Article ID: | iaor20114964 |
Volume: | 96 |
Issue: | 8 |
Start Page Number: | 933 |
End Page Number: | 941 |
Publication Date: | Aug 2011 |
Journal: | Reliability Engineering and System Safety |
Authors: | Walls Lesley, Quigley John |
Keywords: | engineering, innovation, stochastic processes |
Mixing Bayes and Empirical Bayes inference provides reliability estimates for variant system designs by using relevant failure data – observed and anticipated – about engineering changes arising due to modification and innovation. A coherent inference framework is proposed to predict the realization of engineering concerns during product development so that informed decisions can be made about the system design and the analysis conducted to prove reliability.
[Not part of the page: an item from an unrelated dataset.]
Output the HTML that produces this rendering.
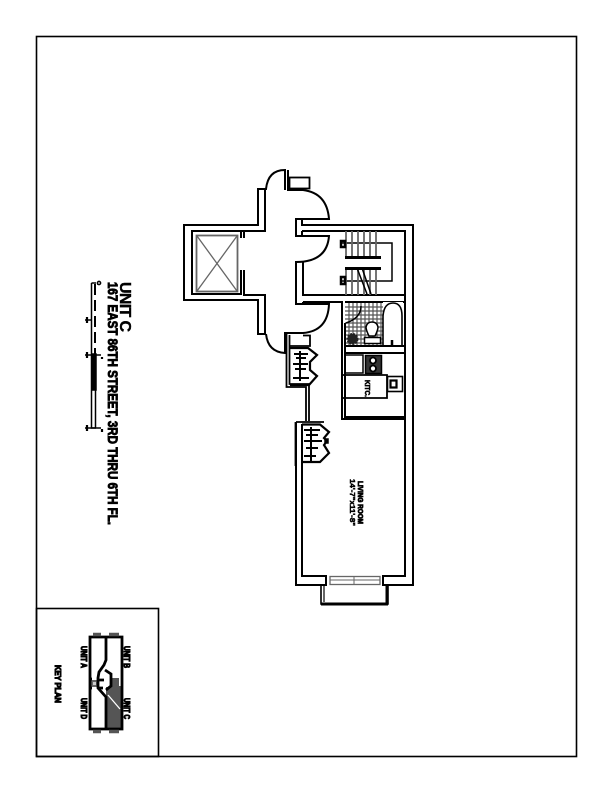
<!DOCTYPE html>
<html><head><meta charset="utf-8"><style>
html,body{margin:0;padding:0;background:#fff}
svg{display:block}
text{font-family:"Liberation Sans",sans-serif;font-weight:bold;fill:#000}
</style></head><body>
<svg width="612" height="792" viewBox="0 0 612 792" xmlns="http://www.w3.org/2000/svg">
<rect width="612" height="792" fill="#fff"/>
<g fill="none" stroke="#000" stroke-width="1.6">
<rect x="36.500" y="36.500" width="540" height="720"/>
<rect x="36.500" y="608.500" width="122" height="148"/>
</g>

<!-- bathroom tile -->
<g stroke="#555" stroke-width="1.200">
<path d="M345 307H383M345 311H383M345 315H383M345 319H383M345 323H383M345 327H383M345 331H383M345 335H383M345 339H383M345 343H383"/>
<path d="M349 303V346M353 303V346M357 303V346M361 303V346M365 303V346M369 303V346M373 303V346M377 303V346M381 303V346"/>
</g>

<!-- walls -->
<g fill="none" stroke="#000" stroke-width="2">
<path d="M285 190V170Q268 170 266 189H258V225H184V300H258V334H266"/>
<path d="M265 189V231H192V294H241V270M241 238V231"/>
<path d="M244 238V232M244 270V295H265V334"/>
<path d="M266 334Q268 352 285 353V333H303Q328 331 329 304H296V262Q327 262 329 236H302V231"/>
<path d="M288 170V190H303Q327 193 329 219H296V236H302"/>
<path d="M302 219V225H413V585H383V576H405V231H302"/>
<path d="M296 422V585H326V576H302V424"/>
<path d="M303 262V295H405M303 302H342V323M303 304V302"/>
<path d="M345 302H405M342 323V419H405M345 323V417H405"/>
<path d="M345 346H405M345 353H405"/>
<rect x="289.500" y="177.500" width="20" height="11" stroke-width="1.800"/>
<!-- stair -->
<path d="M342 243H392V281H342" stroke-width="1.500"/>
</g>
<!-- stair treads -->
<g fill="none" stroke="#666" stroke-width="1.800">
<path d="M346 231V257M352 231V257M358 231V257M364 231V257M370 231V257M376 231V257"/>
<path d="M346 270V295M352 270V295M358 270V295M364 270V295M370 270V295M376 270V295"/>
</g>
<g fill="none" stroke="#000" stroke-width="2">
<path d="M345 257.500H381M345 268.500H381" stroke-width="3"/>
<path d="M357 268L367 294M362 268L371 294" stroke-width="1.500"/>
<path d="M341 241H345V247H341ZM341 277H345V284H341Z" stroke-width="2.500"/>
<!-- tub -->
<rect x="383" y="302" width="20" height="43" fill="#fff" stroke="none"/>
<path d="M383 346V316Q384 303 393 303Q402 303 402 316V346" stroke-width="1.600"/>
<path d="M392 340V345" stroke-width="2.500"/>
<!-- toilet -->
<path d="M369 336Q366 330 366 327Q367 322 372 322Q377 322 378 327Q378 330 375 336Z" fill="#fff" stroke-width="1.500"/>
<rect x="364.500" y="337.500" width="16" height="6" fill="#fff" stroke-width="1.500"/>
<!-- bath door arc -->
<path d="M361 306Q361 318 346 323" stroke-width="1.500"/>
<circle cx="352.500" cy="339" r="5" fill="#222" stroke="#222" stroke-dasharray="2 1"/>
<!-- kitchen -->
<path d="M345 355H363V373H345" stroke-width="1.500"/>
<rect x="365.500" y="355.500" width="16" height="18" fill="#333" stroke-width="1.500"/>
<circle cx="373" cy="360.500" r="3" fill="#fff" stroke-width="1.800"/><circle cx="373" cy="368.500" r="3" fill="#fff" stroke-width="1.800"/>
<path d="M343 375H387V398H343" stroke-width="1.800"/>
<rect x="387.500" y="376.500" width="15" height="15" stroke-width="1.600"/>
<rect x="390.500" y="380.500" width="6" height="7" stroke-width="2.200"/>
<!-- closets -->
<path d="M286.500 333V387H306V421M289.500 335V384H309V421" stroke-width="1.800"/>
<path d="M303 335.500H310V346H290" stroke-width="1.800"/>
<path d="M290 348H308L317 355L310 362V370L317 376L309 385H290" stroke-width="2.200"/>
<path d="M295.500 422V466M306 422H324M296 422H306" stroke-width="1.800"/>
<path d="M302 424.500H320L329 432L324 438L327 441L324 445L329 453L320 462H302" stroke-width="2.200"/>
<rect x="325" y="439" width="3" height="4" stroke-width="1.500"/>
<!-- balcony -->
<path d="M321 585V604H388V585" stroke-width="1.600"/>
<path d="M324 586V602" stroke-width="1.200"/>
<path d="M321 604H388M387 585V604" stroke-width="3"/>
</g>

<!-- closet hangers -->
<g stroke="#000" stroke-width="2" fill="none">
<path d="M300 351V381M294 354H308M296 358H306M293 364H308M295 369H306M293 378H309"/>
<path d="M311 427V462M304 430H320M306 435H318M304 441H322M306 448H318M304 456H316"/>
</g>

<!-- elevator car -->
<g fill="none" stroke="#666" stroke-width="1.800">
<rect x="196.500" y="235.500" width="41" height="56"/>
<path d="M197 236L237 291M237 236L197 291" stroke-width="1.300"/>
<!-- window -->
<rect x="330" y="576.500" width="50" height="8" stroke-width="1.300"/>
<path d="M330 580H380M354 576V584" stroke-width="1"/>
</g>

<!-- labels in plan -->
<text transform="translate(358,481) rotate(90)" font-size="7" textLength="43" lengthAdjust="spacingAndGlyphs" stroke="#000" stroke-width=".8">LIVING ROOM</text>
<text transform="translate(350,479) rotate(90)" font-size="7" textLength="47" lengthAdjust="spacingAndGlyphs" stroke="#000" stroke-width=".5">14'-7"x11'-8"</text>
<text transform="translate(365,380) rotate(90)" font-size="7" textLength="17" lengthAdjust="spacingAndGlyphs" stroke="#000" stroke-width=".6">KITC.</text>

<!-- titles -->
<text transform="translate(120,282) rotate(90)" font-size="16" textLength="50" lengthAdjust="spacing" stroke="#000" stroke-width=".4">UNIT C</text>
<text transform="translate(108,282) rotate(90)" font-size="14" textLength="243" lengthAdjust="spacingAndGlyphs" stroke="#000" stroke-width=".9">167 EAST 86TH STREET, 3RD THRU 6TH FL.</text>

<!-- scale bar -->
<g fill="none" stroke="#000" stroke-width="1.500">
<path d="M91.500 283V428H96M91.500 283H96"/>
<path d="M95 284V354" stroke-width="2" stroke-dasharray="11 5"/>
<rect x="92" y="354" width="4" height="36" fill="#000"/>
<path d="M95.500 390V428"/>
<path d="M97 284H98M85 320H91M85 355H101M85 428H101"/>
<circle cx="99" cy="283" r="1.600"/>
<path d="M87 317V323M87 352V358M87 425V431M102 357V359M102 429V432" stroke-width="2.200"/>
</g>

<!-- key plan -->
<path d="M106 687H111V678H119V686H121V728H106Z" fill="#555"/>
<rect x="91" y="680" width="7" height="7" fill="#666"/>
<rect x="93" y="682" width="3" height="3" fill="#ccc"/>
<g fill="none" stroke="#000" stroke-width="2.800">
<path d="M90 637H122V729H90Z"/>
<path d="M106 637V660L104 665L99 672L98 678V688L106 697V729"/>
<path d="M105 670L111 674V686L106 690M90 679H92M90 688H92M98 680H104M98 688H103"/>
</g>
<path d="M93 634.500H101M109 634.500H119M93 731.500H101M109 731.500H119" stroke="#555" stroke-width="3.500"/>
<path d="M108 695L120 709" stroke="#fff" stroke-width="1.300"/>
<g stroke="#000" stroke-width="1" font-size="8">
<text transform="translate(81,646) rotate(90)" textLength="22" lengthAdjust="spacingAndGlyphs">UNIT A</text>
<text transform="translate(81,698) rotate(90)" textLength="21" lengthAdjust="spacingAndGlyphs">UNIT D</text>
<text transform="translate(124,646) rotate(90)" textLength="22" lengthAdjust="spacingAndGlyphs">UNIT B</text>
<text transform="translate(124,698) rotate(90)" textLength="21" lengthAdjust="spacingAndGlyphs">UNIT C</text>
<text transform="translate(55,665) rotate(90)" textLength="38" lengthAdjust="spacingAndGlyphs">KEY PLAN</text>
</g>
</svg>
</body></html>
The proposed method involves combining subjective prior distributions for the number of engineering concerns with empirical priors for the non‐parametric distribution of time to realize these concerns in such a way that we can cross‐tabulate classes of concerns to failure events within time partitions at an appropriate level of granularity. To support efficient implementation, a computationally convenient hypergeometric approximation is developed for the counting distributions appropriate to our underlying stochastic model. The accuracy of our approximation over first‐order alternatives is examined, and demonstrated, through an evaluation experiment. An industrial application illustrates model implementation and shows how estimates can be updated using information arising during development test and analysis.